Cuando me inicié en las recomendaciones de Baco, acudí al Ron Blanco o al Tres Esquinas; no tenía opciones, el bolsillo no daba para más y solo cuando asaltábamos el bar de mi papá, o el de los papás de mis amigos, tenía la oportunidad de probar otros tragos. Con el tiempo pude gastar en Whiskey de 12 años, y me acomodé al viejito Parr hasta que, por motivos de salud, me inicié en el consumo de ron. Una bebida caribeña con fondo en la caña de azúcar, que se desarrolló gracias a los piratas, buenos y malos, que en sus refugios de islas escondidas continuaron mejorando roneras en las que de verdad añejaban melazas de caña que, complementadas con barriles de buenas maderas, daban resultados de verdadera perfección.

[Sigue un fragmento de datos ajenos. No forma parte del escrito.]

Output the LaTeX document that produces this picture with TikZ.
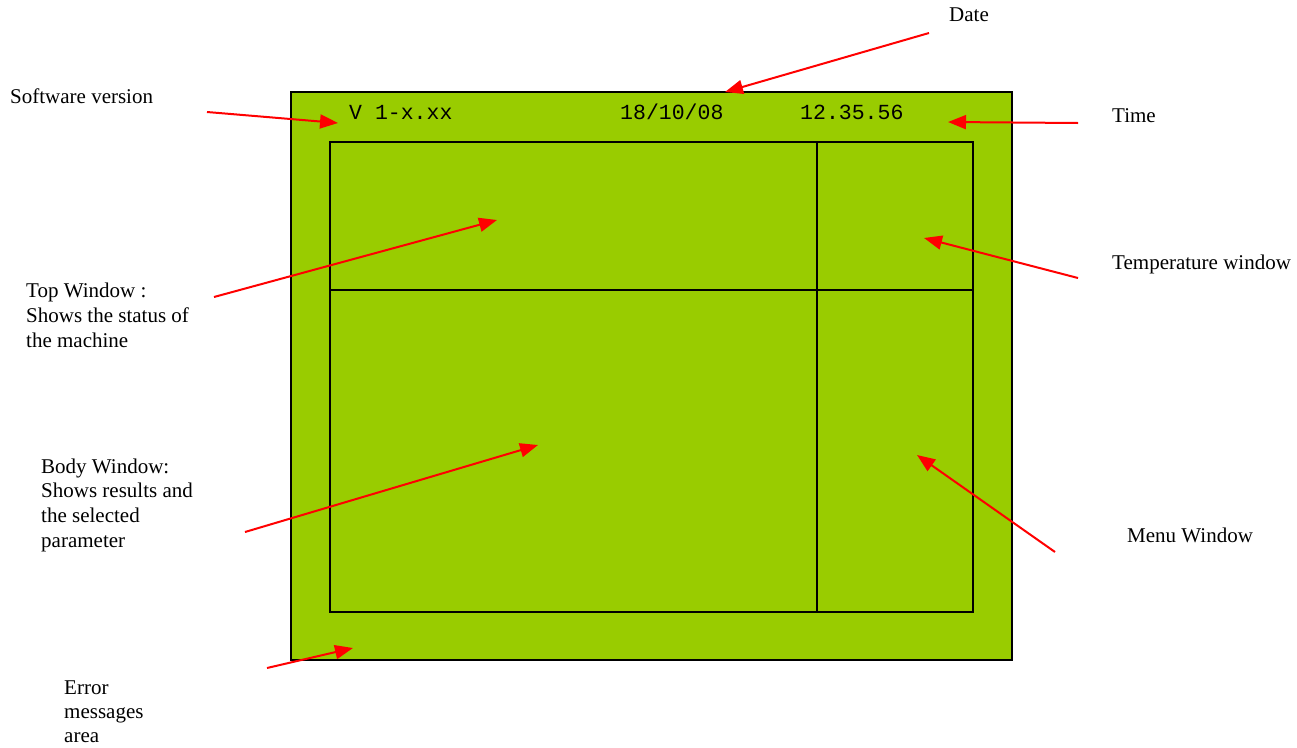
\documentclass[tikz,border=0pt]{standalone}
\usepackage{fontspec}
\setmainfont{Liberation Serif}
\setmonofont{Liberation Mono}
\usetikzlibrary{arrows.meta}
\definecolor{lcdgreen}{RGB}{153,204,0}
\tikzset{
	pointer/.style={draw=red, line width=2pt, -{Triangle[length=18pt,width=14pt]}},
	notetext/.style={anchor=base west, inner sep=0pt, align=left, font=\fontsize{21}{24.6}\selectfont},
	lcdtext/.style={anchor=base west, inner sep=0pt, font=\ttfamily\fontsize{21.5}{24}\selectfont},
	frame/.style={draw=black, line width=2pt}
}
\begin{document}
\begin{tikzpicture}[x=1pt,y=-1pt]
	\useasboundingbox (0,0) rectangle (1297,747);
	% the display
	\draw[frame, fill=lcdgreen] (291,92) rectangle (1012,660);
	\draw[frame] (330,142) rectangle (973,612);
	\draw[frame] (817,142) -- (817,612);
	\draw[frame] (330,290) -- (973,290);
	% header line of the display
	\node[lcdtext] (version) at (349,119) {V 1-x.xx};
	\node[lcdtext] (date) at (620,119) {18/10/08};
	\node[lcdtext] (time) at (800,119) {12.35.56};
	% captions (multi-line ones sit on their last line)
	\node[notetext] (datelbl) at (949,21) {Date};
	\node[notetext] (swlbl) at (10,103) {Software version};
	\node[notetext] (timelbl) at (1112,122) {Time};
	\node[notetext] (templbl) at (1112,269) {Temperature window};
	\node[notetext] (toplbl) at (26,347) {Top Window :\\Shows the status of\\the machine};
	\node[notetext] (bodylbl) at (41,547) {Body Window:\\Shows results and\\the selected\\parameter};
	\node[notetext] (menulbl) at (1127,542) {Menu Window};
	\node[notetext, font=\fontsize{21}{24}\selectfont] (errlbl) at (64,742) {Error\\messages\\area};
	% arrow ends
	\coordinate (sw-a) at (207,112);   \coordinate (sw-b) at (338,123);
	\coordinate (date-a) at (929,33);  \coordinate (date-b) at (725,92);
	\coordinate (time-a) at (1078,123);\coordinate (time-b) at (948,122);
	\coordinate (top-a) at (214,297);  \coordinate (top-b) at (497,220);
	\coordinate (temp-a) at (1078,278);\coordinate (temp-b) at (924,238);
	\coordinate (body-a) at (245,532); \coordinate (body-b) at (538,445);
	\coordinate (menu-a) at (1055,552);\coordinate (menu-b) at (917,455);
	\coordinate (err-a) at (267,668);  \coordinate (err-b) at (353,648);
	\foreach \p in {sw,date,time,top,temp,body,menu,err}
		\draw[pointer] (\p-a) -- (\p-b);
\end{tikzpicture}
\end{document}
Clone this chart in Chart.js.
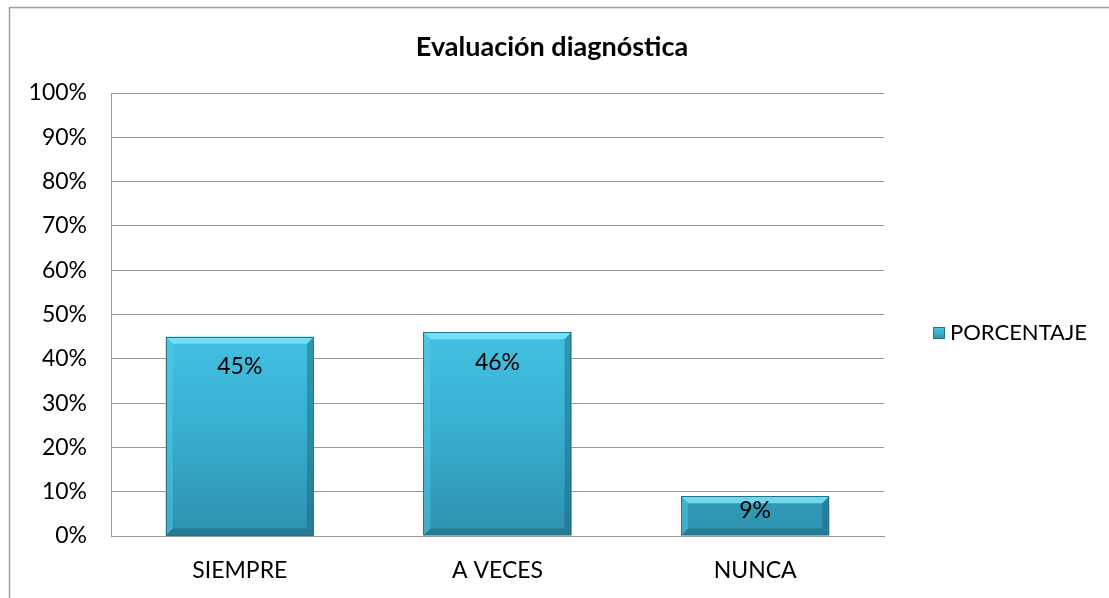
<!DOCTYPE html>
<html>
<head>
<meta charset="utf-8">
<script src="https://cdn.jsdelivr.net/npm/chart.js@4.4.0/dist/chart.umd.min.js"></script>
<style>
  html, body { margin: 0; padding: 0; background: #fff; }
  #wrap { width: 1109px; height: 598px; }
</style>
</head>
<body>
<div id="wrap"><canvas id="evalChart" width="1109" height="598"></canvas></div>
<script>
// data
const categories = ['SIEMPRE', 'A VECES', 'NUNCA'];
const porcentaje = [45, 46, 9];
const seriesName = 'PORCENTAJE';
const chartTitle = 'Evaluación diagnóstica';

const FONT = 'Lato, "Open Sans", sans-serif';
const GRID = '#9a9a9a';

function barFill(ctx, top, bottom) {
    const g = ctx.createLinearGradient(0, top, 0, bottom);
    g.addColorStop(0, '#45c4e4');
    g.addColorStop(0.5, '#38b0d2');
    g.addColorStop(1, '#2e90ad');
    return g;
}

// frame around the chart (only top / left visible) + the title
const framePlugin = {
    id: 'frame',
    beforeDraw(chart) {
        const c = chart.ctx;
        c.save();
        c.strokeStyle = '#a0a0a0';
        c.lineWidth = 1.5;
        c.beginPath();
        c.moveTo(9.5, chart.height + 2);
        c.lineTo(9.5, 7.5);
        c.lineTo(chart.width + 2, 7.5);
        c.stroke();
        c.fillStyle = '#000';
        c.font = 'bold 27px ' + FONT;
        c.textAlign = 'center';
        c.textBaseline = 'middle';
        c.fillText(chartTitle, 552, 47);
        c.restore();
    }
};

// bevel edges + value labels on the bars
const barDecor = {
    id: 'barDecor',
    afterDatasetsDraw(chart) {
        const c = chart.ctx;
        const meta = chart.getDatasetMeta(0);
        meta.data.forEach((bar, i) => {
            const l = bar.x - bar.width / 2, r = bar.x + bar.width / 2;
            const t = bar.y, b = bar.base;
            const e = 7;
            c.save();
            // top bevel (light)
            c.fillStyle = 'rgba(130,230,250,0.8)';
            c.beginPath();
            c.moveTo(l, t); c.lineTo(r, t); c.lineTo(r - e, t + e); c.lineTo(l + e, t + e); c.closePath(); c.fill();
            // left bevel
            c.fillStyle = 'rgba(90,205,235,0.45)';
            c.beginPath();
            c.moveTo(l, t); c.lineTo(l + e, t + e); c.lineTo(l + e, b - e); c.lineTo(l, b); c.closePath(); c.fill();
            // right bevel (dark)
            c.fillStyle = 'rgba(20,90,115,0.4)';
            c.beginPath();
            c.moveTo(r, t); c.lineTo(r, b); c.lineTo(r - e, b - e); c.lineTo(r - e, t + e); c.closePath(); c.fill();
            // bottom bevel (dark)
            c.fillStyle = 'rgba(20,80,105,0.35)';
            c.beginPath();
            c.moveTo(l, b); c.lineTo(r, b); c.lineTo(r - e, b - e); c.lineTo(l + e, b - e); c.closePath(); c.fill();
            // outline
            c.strokeStyle = '#24748a';
            c.lineWidth = 1;
            c.strokeRect(Math.round(l) + 0.5, Math.round(t) + 0.5, Math.round(r - l) - 1, Math.round(b - t) - 1);
            // value label
            c.fillStyle = '#000';
            c.font = '23px ' + FONT;
            c.textAlign = 'center';
            c.textBaseline = 'middle';
            const h = b - t;
            const ly = h > 50 ? t + 30 : t + h / 2 - 5;
            c.fillText(porcentaje[i] + '%', bar.x, ly);
            c.restore();
        });
    }
};

// legend on the right
const sideLegend = {
    id: 'sideLegend',
    afterDraw(chart) {
        const c = chart.ctx;
        const label = chart.data.datasets[0].label;
        c.save();
        c.font = '22px ' + FONT;
        const w = c.measureText(label).width;
        const right = 1087, cy = 333;
        const tx = right - w;
        const bs = 12, bx = tx - bs - 5;
        c.fillStyle = barFill(c, cy - bs / 2, cy + bs / 2);
        c.fillRect(bx, cy - bs / 2, bs, bs);
        c.strokeStyle = '#24748a';
        c.lineWidth = 1;
        c.strokeRect(bx + 0.5, cy - bs / 2 + 0.5, bs - 1, bs - 1);
        c.fillStyle = '#000';
        c.textAlign = 'left';
        c.textBaseline = 'middle';
        c.fillText(label, tx, cy);
        c.restore();
    }
};

const ctx = document.getElementById('evalChart').getContext('2d');
const evalChart = new Chart(ctx, {
    type: 'bar',
    data: {
        labels: categories,
        datasets: [{
            label: seriesName,
            data: porcentaje,
            backgroundColor: (context) => {
                const area = context.chart.chartArea;
                if (!area) return '#38b0d2';
                return barFill(context.chart.ctx, area.top + area.height * 0.5, area.bottom);
            },
            borderWidth: 0,
            barPercentage: 0.575,
            categoryPercentage: 1
        }]
    },
    options: {
        responsive: false,
        animation: false,
        layout: { padding: { left: 10, right: 225, top: 93, bottom: 0 } },
        plugins: {
            legend: { display: false },
            tooltip: { enabled: false },
            title: { display: false }
        },
        scales: {
            x: {
                grid: { display: false, drawTicks: false },
                border: { display: true, color: GRID, width: 1 },
                ticks: { color: '#000', font: { family: FONT, size: 23 }, padding: 21 },
                afterFit(scale) { scale.height = 62; }
            },
            y: {
                min: 0,
                max: 100,
                grid: { color: GRID, lineWidth: 1, drawTicks: false },
                border: { display: true, color: GRID, width: 1 },
                ticks: {
                    stepSize: 10,
                    color: '#000',
                    padding: 24,
                    font: { family: FONT, size: 23 },
                    callback: (v) => v + '%'
                },
                afterFit(scale) { scale.width = 101; }
            }
        }
    },
    plugins: [framePlugin, barDecor, sideLegend]
});
</script>
</body>
</html>
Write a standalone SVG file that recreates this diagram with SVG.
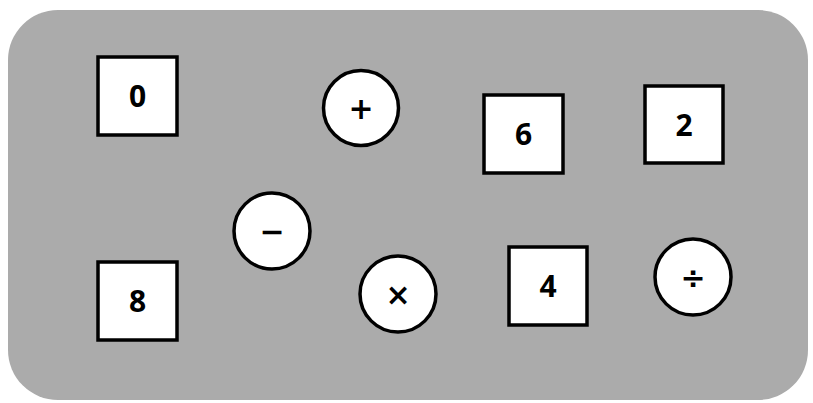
<svg xmlns="http://www.w3.org/2000/svg" width="813" height="403" viewBox="0 0 813 403">
<style>
.bg{fill:#ababab;stroke:none}
.sq{fill:#fff;stroke:#000;stroke-width:3.5}
.ci{fill:#fff;stroke:#000;stroke-width:3.5}
.t{font-family:"Open Sans","Liberation Sans",sans-serif;font-weight:700;font-size:30px;text-anchor:middle;fill:#000}
.op{font-family:"DejaVu Sans","Liberation Sans",sans-serif;font-weight:700;font-size:30px;text-anchor:middle;fill:#000}
</style>
<rect class="bg" x="8" y="10" width="800" height="390" rx="50" ry="50"/>
<g id="n0"><rect class="sq" x="98" y="57" width="79" height="78"/><text class="t" x="137.5" y="107">0</text></g>
<g id="n6"><rect class="sq" x="484" y="95" width="79" height="78"/><text class="t" x="523.5" y="145">6</text></g>
<g id="n2"><rect class="sq" x="645" y="86" width="78" height="77"/><text class="t" x="684" y="136">2</text></g>
<g id="n8"><rect class="sq" x="98" y="262" width="79" height="78"/><text class="t" x="137.5" y="312">8</text></g>
<g id="n4"><rect class="sq" x="509" y="247" width="78" height="78"/><text class="t" x="548" y="297">4</text></g>
<g id="plus"><circle class="ci" cx="361" cy="108" r="37.5"/><text class="op" x="361" y="119">+</text></g>
<g id="minus"><circle class="ci" cx="272" cy="231" r="38"/><text class="op" x="272" y="242">−</text></g>
<g id="times"><circle class="ci" cx="398" cy="294" r="38"/><text class="op" x="398" y="305">×</text></g>
<g id="divide"><circle class="ci" cx="693" cy="277" r="38"/><text class="op" x="693" y="288">÷</text></g>
<g id="connectors"></g>
</svg>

Conocí el ron popular cubano que el régimen mantuvo barato; exploré el sabor de los dominicanos, venezolanos, jamaiquinos, guatemaltecos, en fin. Me di cuenta de que todos las regiones del Caribe producen muy buenos rones. Hay de todos los gustos, denominaciones, colores y contenido alcóholico, pero casi todos son agradables, paliativos y de buen mañana. Por supuesto que tengo preferencias, y de acuerdo con los expertos, los rones nicaragüense son especiales, los jamaiquinos fuertes y perdurables; los venecos se destaparon, y con viejas roneras y buenos alcoholes se pelean el mercado; repito, hay para todos los gustos. Las buenas cosas se disfrutan, más cuando necesitan tiempo para llegar a su punto y entendemos el arte de ir despacio. Por eso no cambio un Zacapa 15, seco y a sorbos; un Flor de Caña con un tris de hielo; un Pampero al que ojalá no se lleve por delante Maduro, o un Viejo de Caldas especial que, desafortunadamente, es de colección.
En los mejores bares del mundo encontramos rones que están a la altura de ginebras, vodkas o whiskeys; la gente los aprecia, les gustan y ya los prefieren. Mientras, yo los sigo disfrutando y veo sin envidias cómo la gente no es capaz de ofrecer en fiestas y recepciones elegantes un buen ron que todavía, al igual que un rico arroz de lisa o una apetitosa carne en posta, son mirados como platos y bebidas medio corronchas. Yo, por mi lado, aplaudo y grito en público: ¡Qué viva el ron!